La France a donné l’impulsion pour faire aboutir le plan et a proposé la résolution du Conseil de sécurité de l’ONU n° 2071, adoptée le 12 octobre, qui a chargé le Secrétariat de l’ONU, la CEDEAO et l’UA de soumettre au Conseil des « recommandations détaillées et praticables » en vue de préparer le déploiement d’une force armée internationale au Mali. Le 13 novembre, le Conseil de paix et de sécurité de l’UA a approuvé un plan de la CEDEAO prévoyant une intervention militaire afin de récupérer les zones occupées dans le nord du Mali. Le Conseil de sécurité devra adopter une deuxième résolution pour autoriser formellement le déploiement d’une force.

L’UE, la France et les États-Unis ont proposé une assistance en matière de logistique et d’entraînement, mais les détails d’une intervention militaire, notamment pour savoir qui enverraient des soldats, restent flous. Le 19 novembre, les ministres des Affaires étrangères de l’UE ont accepté d’envoyer 250 instructeurs militaires au Mali afin de soutenir les efforts menés par l’Afrique pour reprendre le contrôle du Nord.

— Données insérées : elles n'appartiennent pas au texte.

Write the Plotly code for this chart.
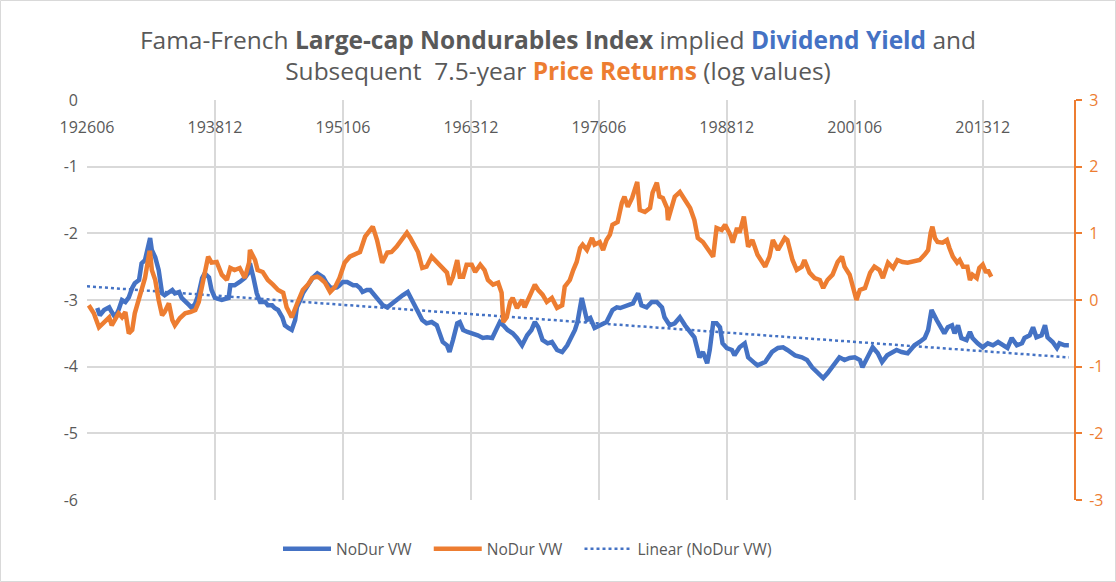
import numpy as np
import plotly.graph_objects as go

# ---- data (month offset from 1926-06, log values) ----
tick_months = [0, 150, 300, 450, 600, 750, 900, 1050]
tick_labels = ["192606", "193812", "195106", "196312", "197606", "198812", "200106", "201312"]

dy_months = [12, 15, 20, 26, 29, 33, 37, 41, 45, 49, 53, 56, 61, 64, 68, 73, 74, 76, 80, 84,
             88, 91, 96, 100, 103, 108, 111, 115, 120, 123, 127, 131, 135, 138, 143, 146, 150, 158, 166, 168,
             173, 179, 185, 190, 191, 195, 199, 203, 209, 212, 217, 220, 224, 229, 232, 236, 240, 244, 246, 250,
             253, 259, 265, 270, 273, 277, 281, 285, 288, 293, 296, 300, 305, 308, 312, 316, 320, 323, 328, 332,
             335, 340, 343, 347, 352, 355, 359, 364, 370, 376, 381, 384, 388, 393, 398, 404, 410, 414, 417, 422,
             425, 429, 434, 437, 441, 446, 452, 458, 464, 469, 475, 480, 484, 488, 493, 499, 504, 510, 516, 521,
             525, 529, 534, 540, 545, 551, 557, 563, 568, 572, 575, 580, 586, 590, 595, 601, 609, 616, 621, 625,
             633, 640, 646, 650, 656, 662, 668, 674, 677, 683, 689, 695, 701, 707, 712, 718, 722, 727, 730, 734,
             738, 742, 745, 750, 756, 759, 765, 771, 775, 783, 786, 795, 803, 810, 816, 821, 830, 838, 844, 850,
             855, 863, 868, 877, 882, 888, 894, 900, 906, 909, 915, 921, 927, 932, 938, 943, 949, 955, 962, 968,
             970, 976, 982, 986, 990, 996, 1002, 1005, 1009, 1014, 1017, 1021, 1025, 1031, 1035, 1038, 1044, 1050, 1056, 1062,
             1068, 1073, 1079, 1084, 1090, 1096, 1099, 1105, 1109, 1113, 1119, 1123, 1126, 1132, 1137, 1140, 1146, 1151]
dy_values = [-3.12, -3.23, -3.15, -3.11, -3.18, -3.26, -3.15, -3.00, -3.03, -2.96, -2.82, -2.75, -2.70, -2.45, -2.40, -2.10, -2.07, -2.25, -2.36, -2.55,
             -2.90, -2.93, -2.88, -2.85, -2.90, -2.88, -2.97, -3.03, -3.08, -3.12, -3.05, -2.90, -2.67, -2.60, -2.66, -2.85, -2.97, -3.00, -2.97, -2.78,
             -2.78, -2.73, -2.67, -2.58, -2.45, -2.66, -2.90, -3.03, -3.03, -3.08, -3.08, -3.12, -3.15, -3.26, -3.38, -3.42, -3.45, -3.30, -3.11, -3.00,
             -2.90, -2.78, -2.66, -2.60, -2.63, -2.66, -2.75, -2.81, -2.82, -2.81, -2.78, -2.73, -2.73, -2.75, -2.78, -2.78, -2.82, -2.88, -2.85, -2.85,
             -2.90, -2.96, -3.03, -3.08, -3.11, -3.08, -3.03, -2.97, -2.93, -2.88, -3.00, -3.08, -3.15, -3.30, -3.35, -3.33, -3.38, -3.50, -3.63, -3.68,
             -3.78, -3.60, -3.35, -3.33, -3.45, -3.48, -3.50, -3.53, -3.57, -3.56, -3.57, -3.42, -3.33, -3.38, -3.45, -3.50, -3.57, -3.68, -3.53, -3.45,
             -3.33, -3.41, -3.60, -3.65, -3.63, -3.75, -3.78, -3.68, -3.56, -3.45, -3.33, -2.97, -3.30, -3.27, -3.42, -3.38, -3.33, -3.15, -3.11, -3.12,
             -3.08, -3.05, -2.90, -3.08, -3.11, -3.03, -3.03, -3.11, -3.26, -3.38, -3.35, -3.26, -3.38, -3.48, -3.56, -3.86, -3.78, -3.95, -3.75, -3.35,
             -3.35, -3.41, -3.65, -3.72, -3.75, -3.83, -3.71, -3.65, -3.86, -3.95, -3.98, -3.93, -3.78, -3.72, -3.71, -3.75, -3.83, -3.86, -3.90, -4.01,
             -4.08, -4.17, -4.10, -3.95, -3.86, -3.90, -3.87, -3.86, -3.90, -4.01, -3.86, -3.71, -3.80, -3.93, -3.83, -3.80, -3.75, -3.78, -3.80, -3.71,
             -3.68, -3.63, -3.57, -3.45, -3.15, -3.30, -3.42, -3.50, -3.41, -3.38, -3.50, -3.38, -3.57, -3.60, -3.48, -3.57, -3.65, -3.71, -3.65, -3.68,
             -3.63, -3.68, -3.72, -3.57, -3.68, -3.65, -3.57, -3.53, -3.41, -3.56, -3.53, -3.38, -3.56, -3.63, -3.72, -3.65, -3.68, -3.68]

ret_months = [2, 8, 14, 20, 26, 29, 33, 37, 41, 45, 49, 53, 56, 61, 64, 68, 73, 74, 76, 80,
              84, 88, 91, 96, 100, 103, 109, 115, 121, 127, 131, 135, 138, 142, 146, 152, 158, 164, 168, 173,
              179, 185, 190, 191, 197, 200, 206, 212, 218, 224, 230, 234, 240, 244, 247, 253, 259, 264, 270, 273,
              279, 285, 291, 296, 302, 308, 314, 320, 326, 332, 335, 340, 346, 352, 357, 363, 369, 375, 379, 384,
              388, 393, 398, 404, 410, 416, 422, 425, 429, 434, 437, 441, 445, 451, 455, 461, 466, 470, 476, 482,
              486, 488, 492, 496, 499, 504, 510, 513, 519, 525, 529, 534, 539, 545, 551, 557, 560, 566, 570, 574,
              578, 581, 586, 592, 595, 601, 605, 609, 613, 616, 622, 627, 630, 634, 639, 642, 645, 648, 654, 660,
              663, 668, 671, 675, 680, 681, 686, 689, 695, 701, 707, 712, 716, 722, 728, 734, 738, 744, 748, 754,
              757, 762, 765, 770, 775, 780, 786, 795, 800, 804, 810, 818, 821, 827, 832, 838, 841, 847, 853, 859,
              863, 868, 874, 880, 885, 888, 894, 898, 902, 906, 912, 918, 923, 929, 933, 939, 945, 950, 956, 962,
              968, 976, 982, 986, 989, 991, 994, 997, 1003, 1008, 1011, 1015, 1020, 1023, 1027, 1032, 1035, 1038, 1043, 1046,
              1050, 1054, 1056, 1060]
ret_values = [-0.08, -0.20, -0.41, -0.33, -0.26, -0.38, -0.30, -0.20, -0.26, -0.18, -0.50, -0.45, -0.20, 0.00, 0.12, 0.33, 0.71, 0.71, 0.45, 0.30,
              0.00, -0.23, -0.18, -0.05, -0.30, -0.38, -0.27, -0.20, -0.18, -0.15, -0.03, 0.20, 0.42, 0.65, 0.56, 0.57, 0.38, 0.30, 0.48, 0.45,
              0.48, 0.33, 0.56, 0.75, 0.60, 0.45, 0.42, 0.30, 0.23, 0.15, 0.11, -0.11, -0.26, -0.15, -0.03, 0.15, 0.23, 0.33, 0.35, 0.33,
              0.26, 0.12, 0.20, 0.33, 0.56, 0.65, 0.68, 0.72, 0.95, 1.05, 1.10, 0.90, 0.56, 0.71, 0.72, 0.80, 0.90, 1.01, 0.93, 0.83,
              0.72, 0.48, 0.50, 0.65, 0.57, 0.48, 0.41, 0.23, 0.35, 0.60, 0.35, 0.35, 0.53, 0.53, 0.42, 0.53, 0.45, 0.30, 0.23, 0.26,
              0.11, -0.33, -0.26, -0.03, 0.03, -0.12, 0.00, -0.11, 0.08, 0.23, 0.15, 0.08, -0.03, 0.03, -0.12, -0.08, 0.20, 0.30, 0.45, 0.57,
              0.78, 0.83, 0.75, 0.93, 0.83, 0.87, 0.75, 0.90, 0.98, 1.13, 1.17, 1.46, 1.55, 1.40, 1.53, 1.65, 1.77, 1.35, 1.32, 1.38,
              1.61, 1.76, 1.55, 1.53, 1.38, 1.20, 1.43, 1.55, 1.62, 1.50, 1.38, 1.20, 0.93, 0.87, 0.75, 0.65, 1.08, 1.05, 1.13, 0.98,
              0.86, 1.08, 1.01, 1.25, 0.80, 0.90, 0.68, 0.50, 0.65, 0.90, 0.75, 0.93, 0.90, 0.60, 0.45, 0.50, 0.60, 0.41, 0.33, 0.30,
              0.18, 0.30, 0.38, 0.57, 0.65, 0.50, 0.38, 0.18, 0.00, 0.15, 0.18, 0.41, 0.50, 0.45, 0.33, 0.56, 0.48, 0.60, 0.57, 0.56,
              0.57, 0.60, 0.68, 0.75, 1.01, 1.10, 0.93, 0.87, 0.86, 0.90, 0.78, 0.65, 0.56, 0.60, 0.50, 0.50, 0.30, 0.38, 0.33, 0.48,
              0.53, 0.41, 0.45, 0.35]

last_month = 1157

# ---- styling ----
BLUE = "#4472C4"
ORANGE = "#ED7D31"
GRAY = "#595959"
GRID = "#D9D9D9"
FONT = "Open Sans"
PAD = "\u00a0\u00a0\u00a0"

# linear trendline of the dividend-yield series
coef = np.polyfit(dy_months, dy_values, 1)
trend_x = np.array([0, dy_months[-1]])
trend_y = np.polyval(coef, trend_x)

fig = go.Figure()
fig.add_trace(go.Scatter(x=dy_months, y=dy_values, mode="lines", name="NoDur VW" + PAD,
                         line=dict(color=BLUE, width=4.5)))
fig.add_trace(go.Scatter(x=ret_months, y=ret_values, mode="lines", name="NoDur VW" + PAD,
                         line=dict(color=ORANGE, width=4.5), yaxis="y2"))
fig.add_trace(go.Scatter(x=trend_x, y=trend_y, mode="lines", name="Linear (NoDur VW)",
                         line=dict(color=BLUE, width=2.5, dash="dot")))

title_text = (
    "Fama-French <b>Large-cap Nondurables Index</b> implied "
    f"<b><span style='color:{BLUE}'>Dividend Yield</span></b> and<br>"
    "Subsequent  7.5-year "
    f"<b><span style='color:{ORANGE}'>Price Returns</span></b> (log values)"
)

left_vals = [0, -1, -2, -3, -4, -5, -6]
right_vals = [3, 2, 1, 0, -1, -2, -3]

fig.update_layout(
    width=1116, height=582,
    paper_bgcolor="white", plot_bgcolor="white",
    margin=dict(l=87, r=42, t=100, b=82),
    font=dict(family=FONT, color=GRAY, size=16),
    title=dict(text=title_text, x=0.5, xanchor="center", yref="container",
               y=1 - 48.5 / 582, yanchor="middle",
               font=dict(family=FONT, size=24.5, color=GRAY)),
    showlegend=True,
    legend=dict(orientation="h", x=0.5 - 53 / 987, xanchor="center", y=-0.123, yanchor="middle",
                font=dict(family=FONT, size=15.5, color=GRAY), itemwidth=48,
                traceorder="normal"),
    xaxis=dict(range=[0, last_month], anchor="free", position=1, side="bottom",
               tickmode="array", tickvals=tick_months, ticktext=tick_labels,
               ticklabelstandoff=16,
               showgrid=True, gridcolor=GRID, gridwidth=2,
               showline=False, zeroline=False, ticks="",
               tickfont=dict(family=FONT, size=16, color=GRAY)),
    yaxis=dict(range=[-6, 0], tickmode="array", tickvals=left_vals,
               ticktext=[str(v) for v in left_vals],
               showgrid=True, gridcolor=GRID, gridwidth=2, zeroline=False,
               showline=False, ticks="", ticklabelstandoff=8,
               tickfont=dict(family=FONT, size=16, color=GRAY)),
    yaxis2=dict(range=[-3, 3], overlaying="y", side="right", tickmode="array",
                tickvals=right_vals, ticktext=[str(v) for v in right_vals],
                showgrid=False, zeroline=False, showline=True,
                linecolor=ORANGE, linewidth=2, ticks="outside", ticklen=6,
                tickcolor=ORANGE, tickwidth=2, ticklabelstandoff=4,
                tickfont=dict(family=FONT, size=16, color=ORANGE)),
    shapes=[dict(type="rect", xref="paper", yref="paper",
                 x0=-86.5 / 987, x1=1 + 41.5 / 987, y0=-81.5 / 400, y1=1 + 99.5 / 400,
                 line=dict(color=GRID, width=1), fillcolor="rgba(0,0,0,0)", layer="below")],
)

fig.write_html("out.html", config={"displayModeBar": False})

# remove the browser's default page margin so the chart sits at the window origin
with open("out.html", "r", encoding="utf-8") as f:
    html = f.read()
html = html.replace("<head>", "<head><style>html,body{margin:0;padding:0;}</style>", 1)
with open("out.html", "w", encoding="utf-8") as f:
    f.write(html)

Le Bureau du Haut-Commissariat aux droits de l’homme (HCDH) des Nations Unies a émis plusieurs déclarations dénonçant la situation des droits humains au Mali et, en juillet, a envoyé un spécialiste des droits de l’homme dans le pays après une demande du Conseil des droits de l’homme (CDH) de l’ONU. En octobre, le sous-secrétaire général aux droits de l’homme des Nations Unies, Ivan Simonovic, s’est rendu au Mali et a rapporté des points préoccupants au Conseil de sécurité. En novembre, une équipe du HCDH a conduit une mission d’enquête sur le Mali ; elle présentera ses conclusions pendant la session de mars 2013 du CDH.